É preciso ter agressividade?

Não direi agressividade. Isto é um jogo. É preciso saber jogar. Ter preparação física e técnica adequada, saber quando e como atacar e defender. E depois ter um traço de personalidade capaz de enfrentar o perigo. Mas treinar qualquer um o pode fazer. É possível realizar todo um treino através de ginástica e exercícios sem contacto, que é, cada vez mais, só para quem quer competir.

Como é que chegou ao boxe?

Comecei a competir em 1997, a maior parte do tempo em boxe olímpico. Eu sempre gostei da modalidade. Lembro-me de acordar de madrugada com o meu irmão, sem os meus pais saberem, para ver uns combates que passavam na SIC. Depois, eram tempos diferentes. As crianças podiam andar na rua à vontade e volta e meia existiam aquelas pequenas zaragatas. Então eu e o meu irmão dissemos: "Vamos aprender boxe e já ninguém se mete connosco" [risos]. E lá fomos para o Sporting, que era o clube mais perto de nós. Somei títulos regionais, nacionais e abracei uma carreira profissional, mas a certa altura vi que esta estava estagnada. Face a isso, resolvi parar, até porque se o boxe for mal gerido também pode trazer problemas de saúde, graves, o que poderia condicionar a minha opção de tentar uma carreira de treinador.

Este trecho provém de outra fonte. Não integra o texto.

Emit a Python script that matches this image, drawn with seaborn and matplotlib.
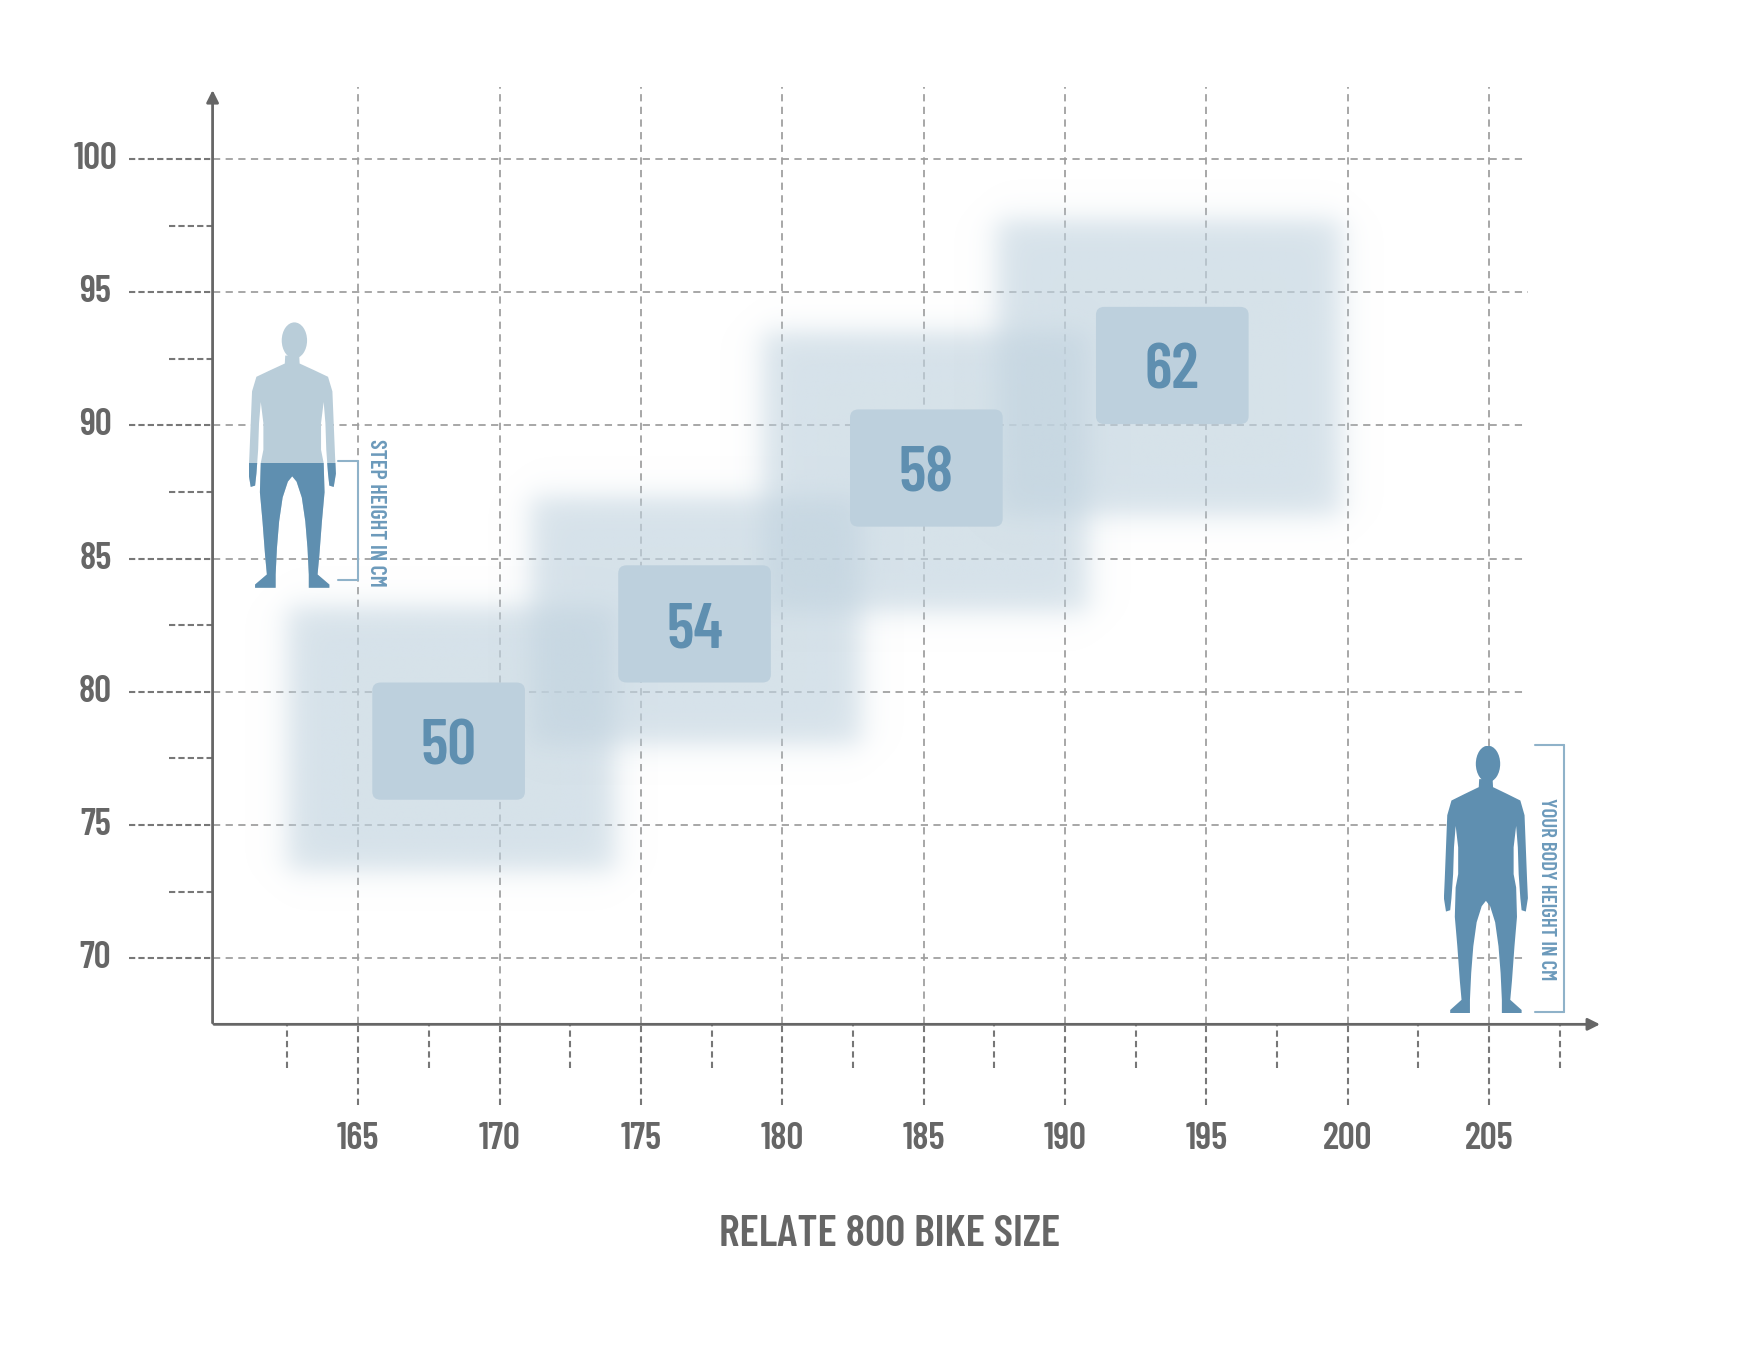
import numpy as np
import matplotlib
matplotlib.use('Agg')
import matplotlib.pyplot as plt
import seaborn as sns
from matplotlib.patches import FancyBboxPatch, Polygon, Ellipse, Rectangle

# Frame sizes: body height (cm) and step height (cm) ranges
sizes = ['50', '54', '58', '62']
body_lo = [162.5, 171.1, 179.3, 187.6]
body_hi = [174.1, 182.8, 190.8, 199.8]
step_lo = [73.3, 78.0, 83.0, 86.6]
step_hi = [83.2, 87.3, 93.5, 97.7]
label_x = [168.2, 176.9, 185.1, 193.8]
label_y = [78.15, 82.55, 88.4, 92.25]

x_ticks = [165, 170, 175, 180, 185, 190, 195, 200, 205]
y_ticks = [70, 75, 80, 85, 90, 95, 100]

sns.set_theme(style='white')
plt.rcParams['font.family'] = ['Barlow Condensed', 'DejaVu Sans']

GREY = '#666666'
GRID = '#a0a0a0'
BOX = (193 / 255, 211 / 255, 223 / 255)
INNER = '#bdd0dd'
BLUE = '#5f8fb0'
LIGHT = '#b9cdd9'
BR = '#8fb2c9'

fig = plt.figure(figsize=(17.54, 13.58), dpi=100)
ax = fig.add_axes([0.1212, 0.2457, 0.7926, 0.690])
X0, X1, Y0, Y1 = 159.85, 209.03, 67.52, 102.69
sns.despine(ax=ax, left=True, bottom=True, top=True, right=True)
ax.set_xticks([])
ax.set_yticks([])

# grid and tick labels
for xv in x_ticks:
    ax.plot([xv, xv], [Y0, Y1], color=GRID, lw=1.3, ls=(0, (4, 3)), zorder=1)
    ax.plot([xv, xv], [64.5, Y0], color='#777777', lw=1.5, ls=(0, (3, 2)),
            zorder=1, clip_on=False)
    ax.text(xv, 63.2, str(xv), ha='center', va='center', fontsize=27,
            fontweight='semibold', color=GREY, clip_on=False)
for xv in np.arange(162.5, 210, 5):
    ax.plot([xv, xv], [65.9, Y0], color='#777777', lw=1.5, ls=(0, (3, 2)),
            zorder=1, clip_on=False)
for yv in y_ticks:
    right = 206.4 if yv == 95 else 206.2
    ax.plot([X0, right], [yv, yv], color=GRID, lw=1.3, ls=(0, (4, 3)), zorder=1)
    ax.plot([156.9, X0], [yv, yv], color='#777777', lw=1.5, ls=(0, (3, 1.5)),
            zorder=1, clip_on=False)
    ax.text(155.7, yv, str(yv), ha='center', va='center', fontsize=27,
            fontweight='semibold', color=GREY, clip_on=False)
for yv in np.arange(72.5, 100, 5):
    ax.plot([158.3, X0], [yv, yv], color='#777777', lw=1.5, ls=(0, (3, 1.5)),
            zorder=1, clip_on=False)

# soft range boxes
s = 0.3
for bl, bh, sl, sh in zip(body_lo, body_hi, step_lo, step_hi):
    xs = np.linspace(bl - 2, bh + 2, 400)
    ys = np.linspace(sl - 2, sh + 2, 400)
    fx = 1 / (1 + np.exp(-(xs - bl) / s)) / (1 + np.exp((xs - bh) / s))
    fy = 1 / (1 + np.exp(-(ys - sl) / s)) / (1 + np.exp((ys - sh) / s))
    img = np.zeros((len(ys), len(xs), 4))
    img[..., 0], img[..., 1], img[..., 2] = BOX
    img[..., 3] = np.outer(fy, fx) * 0.66
    ax.imshow(img, extent=(xs[0], xs[-1], ys[0], ys[-1]), origin='lower',
              interpolation='bilinear', aspect='auto', zorder=2)

# size labels
bw, bh_ = 5.4, 4.4
for lab, cx, cy in zip(sizes, label_x, label_y):
    ax.add_patch(FancyBboxPatch((cx - bw / 2 + 0.25, cy - bh_ / 2 + 0.25),
                                bw - 0.5, bh_ - 0.5,
                                boxstyle='round,pad=0.25,rounding_size=0.3',
                                fc=INNER, ec='none', zorder=3))
    ax.text(cx, cy - 0.25, lab, ha='center', va='center', fontsize=46,
            fontweight='semibold', color=BLUE, zorder=4)

# axes with arrows
ax.annotate('', xy=(X0, Y1), xytext=(X0, Y0 - 0.05),
            arrowprops=dict(arrowstyle='-|>', color=GREY, lw=2,
                            mutation_scale=18), annotation_clip=False)
ax.annotate('', xy=(X1, Y0), xytext=(X0 - 0.05, Y0),
            arrowprops=dict(arrowstyle='-|>', color=GREY, lw=2,
                            mutation_scale=18), annotation_clip=False)

# brackets + notes
ax.plot([165.0, 165.0], [84.2, 88.65], color=BR, lw=1.5, zorder=5)
ax.plot([164.3, 165.0], [88.65, 88.65], color=BR, lw=1.5, zorder=5)
ax.plot([164.3, 165.0], [84.2, 84.2], color=BR, lw=1.5, zorder=5)
ax.text(165.62, 86.7, 'STEP HEIGHT IN CM', rotation=-90, ha='center',
        va='center', fontsize=16, fontweight='semibold', color='#6c9abb',
        zorder=5)
ax.plot([207.65, 207.65], [68.0, 78.0], color=BR, lw=1.5, clip_on=False)
ax.plot([206.62, 207.65], [78.0, 78.0], color=BR, lw=1.5, clip_on=False)
ax.plot([206.62, 207.65], [68.0, 68.0], color=BR, lw=1.5, clip_on=False)
ax.text(207.05, 72.6, 'YOUR BODY HEIGHT IN CM', rotation=-90, ha='center',
        va='center', fontsize=15, fontweight='semibold', color='#6c9abb',
        clip_on=False)

ax.set_xlim(X0, X1)
ax.set_ylim(Y0, Y1)

# silhouettes (decoration)
half = [(0.16, 0.875), (0.17, 0.845), (0.50, 0.82), (0.82, 0.795),
        (0.92, 0.74), (0.95, 0.62), (0.98, 0.50), (1.0, 0.43), (0.95, 0.38),
        (0.85, 0.385), (0.82, 0.43), (0.78, 0.52), (0.76, 0.62), (0.72, 0.70),
        (0.66, 0.62), (0.66, 0.52), (0.72, 0.47), (0.74, 0.36), (0.68, 0.25),
        (0.62, 0.12), (0.58, 0.05), (0.85, 0.012), (0.85, 0.0), (0.38, 0.0),
        (0.38, 0.05), (0.35, 0.15), (0.30, 0.25), (0.22, 0.34), (0.10, 0.40),
        (0.0, 0.42)]
body = half + [(-x, y) for x, y in reversed(half)]


def person(rect, color, legs=None, step=0.47):
    pa = fig.add_axes(rect)
    pa.set_xlim(-1, 1)
    pa.set_ylim(0, 1)
    pa.axis('off')
    pa.add_patch(Polygon(body, closed=True, fc=color, ec='none'))
    pa.add_patch(Ellipse((0.05, 0.932), 0.58, 0.136, fc=color, ec='none'))
    if legs:
        p = Polygon(body, closed=True, fc=legs, ec='none')
        pa.add_patch(p)
        p.set_clip_path(Rectangle((-1, 0), 2, step, transform=pa.transData))


person([0.1417, 0.5672, 0.0498, 0.1954], LIGHT, legs=BLUE)
person([0.8232, 0.2539, 0.0479, 0.197], BLUE)

fig.text(0.507, 0.0907, 'RELATE 800 BIKE SIZE', ha='center', va='center',
         fontsize=32, fontweight='semibold', color=GREY)

fig.savefig('out.png', dpi=100, facecolor='white')
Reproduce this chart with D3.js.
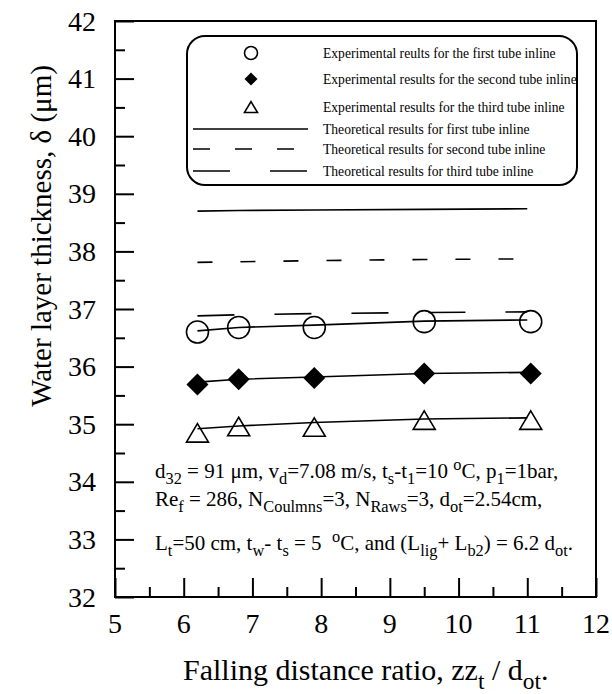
<!DOCTYPE html>
<html>
<head>
<meta charset="utf-8">
<script src="https://cdn.jsdelivr.net/npm/d3@7"></script>
<style>
  body { margin: 0; background: #fff; }
  svg text { fill: #000; white-space: pre; }
</style>
</head>
<body>
<div id="chart"></div>
<script>
// measured points (falling distance ratio on x)
const xRatio = [6.2, 6.8, 7.9, 9.5, 11.05];
const xTheory = [6.2, 6.8, 7.9, 9.5, 11.0];

// experimental results, um
const expFirst = [36.6, 36.68, 36.68, 36.78, 36.78];
const expSecond = [35.69, 35.78, 35.8, 35.88, 35.88];
const expThird = [34.85, 34.96, 34.95, 35.07, 35.07];

// fitted curves through the experiments
const fitFirst = [36.62, 36.68, 36.72, 36.79, 36.81];
const fitSecond = [35.73, 35.78, 35.82, 35.88, 35.9];
const fitThird = [34.92, 34.97, 35.03, 35.09, 35.11];

// theoretical results
const theoryFirst = [38.7, 38.71, 38.72, 38.73, 38.74];
const theorySecond = [37.81, 37.82, 37.84, 37.86, 37.87];
const theoryThird = [36.88, 36.9, 36.92, 36.94, 36.95];

const xTicks = [5, 6, 7, 8, 9, 10, 11, 12];
const yTicks = [32, 33, 34, 35, 36, 37, 38, 39, 40, 41, 42];

const legendLabels = [
  "Experimental reults for the first tube inline",
  "Experimental results for the second tube inline",
  "Experimental results for the third tube inline",
  "Theoretical results for first tube inline",
  "Theoretical results for second tube inline",
  "Theoretical results for third tube inline",
];

const W = 612, H = 694;
const margin = { left: 115, top: 21, right: 16, bottom: 97 };
const width = W - margin.left - margin.right;
const height = H - margin.top - margin.bottom;

const svg = d3.select("#chart").append("svg")
  .attr("width", W).attr("height", H)
  .attr("font-family", "'Liberation Serif', 'DejaVu Serif', Times, serif");

const x = d3.scaleLinear().domain([5, 12]).range([0, width]);
const y = d3.scaleLinear().domain([32, 42]).range([height, 0]);

const g = svg.append("g")
  .attr("transform", `translate(${margin.left},${margin.top})`);

// text with sub / superscripts
function richText(parent, tx, ty, parts, size, anchor) {
  const t = parent.append("text").attr("x", tx).attr("y", ty)
    .attr("font-size", size)
    .attr("text-anchor", anchor || "start");
  let shift = 0;
  parts.forEach(([s, kind]) => {
    const target = kind === "sub" ? size * 0.3 : kind === "sup" ? -size * 0.4 : 0;
    t.append("tspan")
      .attr("dy", target - shift)
      .attr("font-size", kind ? size * 0.78 : null)
      .text(s);
    shift = target;
  });
  return t;
}

// axes: inward ticks, majors + half minors
const yAxis = d3.axisLeft(y).tickValues(d3.range(32, 42.01, 0.5))
  .tickSize(0).tickFormat("");
const gy = g.append("g").call(yAxis);
gy.select(".domain").remove();
gy.selectAll(".tick line")
  .attr("x2", d => Number.isInteger(d) ? 19 : 10)
  .attr("stroke", "#000").attr("stroke-width", 2);

const xAxis = d3.axisBottom(x).tickValues(d3.range(5, 12.01, 0.5))
  .tickSize(0).tickFormat("");
const gx = g.append("g").attr("transform", `translate(0,${height})`).call(xAxis);
gx.select(".domain").remove();
gx.selectAll(".tick line")
  .attr("y2", d => Number.isInteger(d) ? -19 : -10)
  .attr("stroke", "#000").attr("stroke-width", 2);

g.append("rect")
  .attr("width", width).attr("height", height)
  .attr("fill", "none").attr("stroke", "#000").attr("stroke-width", 2);

// tick labels
g.selectAll(".ylab").data(yTicks).enter().append("text")
  .attr("class", "ylab")
  .attr("x", -19).attr("y", d => y(d))
  .attr("dy", "0.34em")
  .attr("text-anchor", "end")
  .attr("font-size", 28)
  .text(d => d);

g.selectAll(".xlab").data(xTicks).enter().append("text")
  .attr("class", "xlab")
  .attr("x", d => x(d)).attr("y", height + 36)
  .attr("text-anchor", "middle")
  .attr("font-size", 28)
  .text(d => d);

// axis titles
richText(svg, 183, 680, [["Falling distance ratio, zz"], ["t", "sub"], [" / d"], ["ot", "sub"], ["."]], 30);

svg.append("text")
  .attr("transform", `translate(51,236) rotate(-90)`)
  .attr("text-anchor", "middle")
  .attr("font-size", 29)
  .text("Water layer thickness, \u03b4 (\u03bcm)");

// lines
const line = xs => d3.line().x((d, i) => x(xs[i])).y(d => y(d));

const lineSpecs = [
  { data: theoryFirst, xs: xTheory, dash: null },
  { data: theorySecond, xs: xTheory, dash: "15,28" },
  { data: theoryThird, xs: xTheory, dash: "37,40" },
  { data: fitFirst, xs: xTheory, dash: null },
  { data: fitSecond, xs: xTheory, dash: null },
  { data: fitThird, xs: xTheory, dash: null },
];
lineSpecs.forEach(s => {
  g.append("path")
    .attr("d", line(s.xs)(s.data))
    .attr("fill", "none")
    .attr("stroke", "#000")
    .attr("stroke-width", 1.6)
    .attr("stroke-dasharray", s.dash);
});

// markers
function marker(sel, kind, size) {
  if (kind === "circle") {
    sel.append("circle").attr("r", size / 2)
      .attr("fill", "none").attr("stroke", "#000").attr("stroke-width", 1.6);
  } else if (kind === "diamond") {
    const h = size / 2;
    sel.append("path").attr("d", `M0,${-h}L${h},0L0,${h}L${-h},0Z`)
      .attr("fill", "#000");
  } else {
    const h = size * 0.42, w = size / 2;
    sel.append("path").attr("d", `M0,${-h}L${w},${h}L${-w},${h}Z`)
      .attr("fill", "none").attr("stroke", "#000").attr("stroke-width", 1.6);
  }
}

[[expFirst, "circle"], [expSecond, "diamond"], [expThird, "triangle"]].forEach(([data, kind]) => {
  data.forEach((v, i) => {
    const m = g.append("g").attr("transform", `translate(${x(xRatio[i])},${y(v)})`);
    marker(m, kind, 22);
  });
});

// legend
const lg = svg.append("g");
lg.append("rect")
  .attr("x", 187).attr("y", 36).attr("width", 390).attr("height", 149)
  .attr("rx", 18).attr("ry", 18)
  .attr("fill", "none").attr("stroke", "#000").attr("stroke-width", 2);

const rowsY = [53, 79, 107, 129, 149, 171];
const symKinds = ["circle", "diamond", "triangle"];
const dashes = [null, "17,25", "37,40"];
legendLabels.forEach((label, i) => {
  if (i < 3) {
    marker(lg.append("g").attr("transform", `translate(251,${rowsY[i]})`), symKinds[i], 13);
  } else {
    lg.append("line")
      .attr("x1", 193).attr("x2", 308)
      .attr("y1", rowsY[i]).attr("y2", rowsY[i])
      .attr("stroke", "#000").attr("stroke-width", 1.6)
      .attr("stroke-dasharray", dashes[i - 3]);
  }
  lg.append("text")
    .attr("x", 323).attr("y", rowsY[i] + 4.5)
    .attr("font-size", 13.6)
    .text(label);
});

// conditions note
const note = [
  [["d"], ["32", "sub"], [" = 91 \u03bcm, v"], ["d", "sub"], ["=7.08 m/s, t"], ["s", "sub"], ["-t"], ["1", "sub"], ["=10 "], ["o", "sup"], ["C, p"], ["1", "sub"], ["=1bar,"]],
  [["Re"], ["f", "sub"], [" = 286, N"], ["Coulmns", "sub"], ["=3, N"], ["Raws", "sub"], ["=3, d"], ["ot", "sub"], ["=2.54cm,"]],
  [["L"], ["t", "sub"], ["=50 cm, t"], ["w", "sub"], ["- t"], ["s", "sub"], [" = 5  "], ["o", "sup"], ["C, and (L"], ["lig", "sub"], ["+ L"], ["b2", "sub"], [") = 6.2 d"], ["ot", "sub"], ["."]],
];
const noteY = [478, 506, 550];
note.forEach((parts, i) => richText(svg, 155, noteY[i], parts, 21));
</script>
</body>
</html>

Quais são as diferenças entre o boxe olímpico e o profissional?

O olímpico é como uma prova de 200 metros. Andamos no ringue, durante três assaltos de três minutos, sempre no ritmo máximo. O atleta é um sprinter. O profissional comparo-o aos 10 000 metros. O combate varia entre 8 a 10 assaltos (12 para títulos mundiais), mais demorados, os atletas procuram mais a força, o golpe certo... É mais de dor, de demolição. O olímpico é mais de desporto, em que o interessa é ter muitos combates, ser rápido, e onde há pouca receção de golpes. O atleta aprende mais e sem se magoar. É tudo muito diferente.